ABSTRACT

The preceding chapters have traced the main dimensions of the urban transformation in contemporary China. Our main thesis is that the Chinese urbanization process must be seen as the result of mélange of processes that are being driven by globalization, national policy and local bureaucratic entrepreneurial initiatives. We have also emphasized that the urbanization process must be set within the particular regional context in which it is occurring. In the midst of these dramatic changes it is possible to identify three main directions. First, city leaders are repositioning their cities so that they capture an increased proportion of global, national and regional transactions. Most obviously this is done by building new “gateway functions” such as international airports, freeway systems and container ports. Part of this package are attempts to market the city as livable, sustainable and efficient, which are often parts of newly developing city strategic plans. But this process is intensely competitive, none more so than in the province of Guangdong where Hong Kong had assumed a leading role in global interactions in the post-war period while it remained a British colony.
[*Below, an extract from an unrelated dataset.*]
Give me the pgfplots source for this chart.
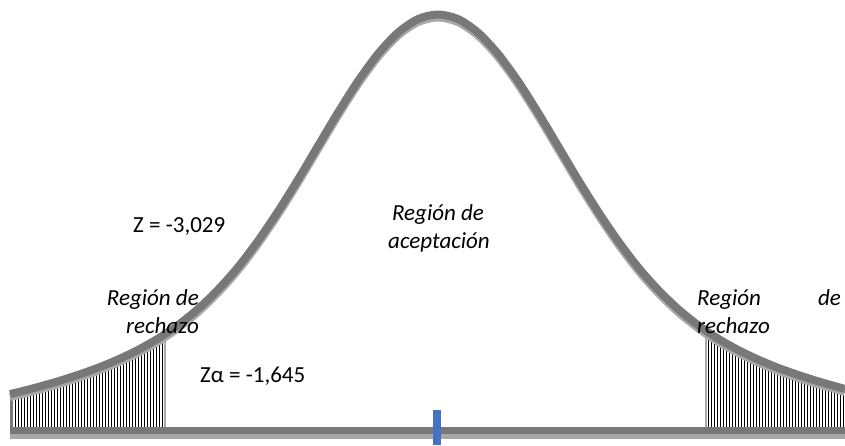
\documentclass[border=0pt]{standalone}
\usepackage{pgfplots}
\pgfplotsset{compat=1.18}
\usepgfplotslibrary{fillbetween}
\usetikzlibrary{patterns.meta}
\usepackage{fontspec}
\setmainfont{Carlito}
\definecolor{darkg}{HTML}{787878}
\definecolor{lightg}{HTML}{A8A8A8}
\definecolor{tickblue}{HTML}{4472C4}
% curve read in pixels (smoothed): x, height = 445 - pixel row
\pgfplotstableread{
x y
10 51.0
18 52.8
38 58.0
58 63.7
78 70.1
98 77.2
118 85.5
138 95.1
158 106.4
178 119.9
198 136.0
218 155.3
238 177.8
258 204.1
278 233.5
298 265.4
318 299.0
338 332.4
358 363.8
378 391.1
398 412.4
418 425.9
438 430.5
458 425.9
478 412.4
498 391.1
518 363.8
538 332.4
558 299.0
578 265.4
598 233.5
618 204.1
638 177.8
658 155.3
678 136.0
698 119.9
718 106.4
738 95.1
758 85.5
778 77.2
798 70.1
818 63.7
838 58.0
845 56.0
}\curvedata
\pgfplotstableread{
x y
10 14.5
845 14.5
}\basedata
\begin{document}
\begin{tikzpicture}
\begin{axis}[scale only axis, width=845pt, height=445pt,
  xmin=0, xmax=845, ymin=0, ymax=445, hide axis]
\addplot[name path=curve, draw=none, smooth] table {\curvedata};
\addplot[name path=base, draw=none] table {\basedata};
\addplot[draw=none, pattern={Lines[angle=90,distance=3pt,line width=1pt]}, pattern color=black]
  fill between[of=curve and base, soft clip={domain=12:164}];
\addplot[draw=none, pattern={Lines[angle=90,distance=3pt,line width=1pt]}, pattern color=black]
  fill between[of=curve and base, soft clip={domain=706:845}];
% hatch edges
\addplot[darkg, line width=3pt] coordinates {(11.5,14) (11.5,52)};
\addplot[lightg, line width=2pt] coordinates {(165,14) (165,111)};
\addplot[lightg, line width=2pt] coordinates {(706,14) (706,114)};
% baseline
\addplot[lightg, line width=6pt] coordinates {(10,9) (845,9)};
\addplot[darkg, line width=7pt] coordinates {(10,14.5) (845,14.5)};
% curve
\addplot[lightg, line width=8pt, smooth, yshift=-3pt] table {\curvedata};
\addplot[darkg, line width=8pt, smooth] table {\curvedata};
% blue tick
\addplot[tickblue, line width=8pt] coordinates {(437,0) (437,35)};
% bounding
\path (rel axis cs:0,0) rectangle (rel axis cs:1,1);
% labels
\node[anchor=base west, font=\fontsize{23}{27}\selectfont, inner sep=0pt] at (axis cs:133,213) {Z = -3,029};
\node[anchor=base west, font=\fontsize{23}{27}\selectfont, inner sep=0pt] at (axis cs:200,63) {Zα = -1,645};
\node[anchor=base east, font=\fontsize{23}{27}\selectfont\itshape, inner sep=0pt] at (axis cs:199,140) {Región de};
\node[anchor=base east, font=\fontsize{23}{27}\selectfont\itshape, inner sep=0pt] at (axis cs:199,112) {rechazo};
\node[anchor=base, font=\fontsize{23}{27}\selectfont\itshape, inner sep=0pt] at (axis cs:438,225) {Región de};
\node[anchor=base, font=\fontsize{23}{27}\selectfont\itshape, inner sep=0pt] at (axis cs:439,197) {aceptación};
\node[anchor=base west, font=\fontsize{23}{27}\selectfont\itshape, inner sep=0pt] at (axis cs:697,140) {Región};
\node[anchor=base east, font=\fontsize{23}{27}\selectfont\itshape, inner sep=0pt] at (axis cs:841,140) {de};
\node[anchor=base west, font=\fontsize{23}{27}\selectfont\itshape, inner sep=0pt] at (axis cs:697,112) {rechazo};
\end{axis}
\end{tikzpicture}
\end{document}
But in the post-1978 period as Guangdong was opened-up to global investment as a result of Deng’s open door policy, that has enabled Guangdong to become the leading industrial province in China (in terms of exports). Many new cities have sprung up in Guangdong including the special cities of Shenzhen and Zhuhai and many of the county urban cores such as Dongguan, Shunde, Zhongshan and Nanhai. This has presented a major challenge to the city core of Guangzhou as the provincial capital and forced city administrators to attempt to find new roles for the city in the urban system of the province.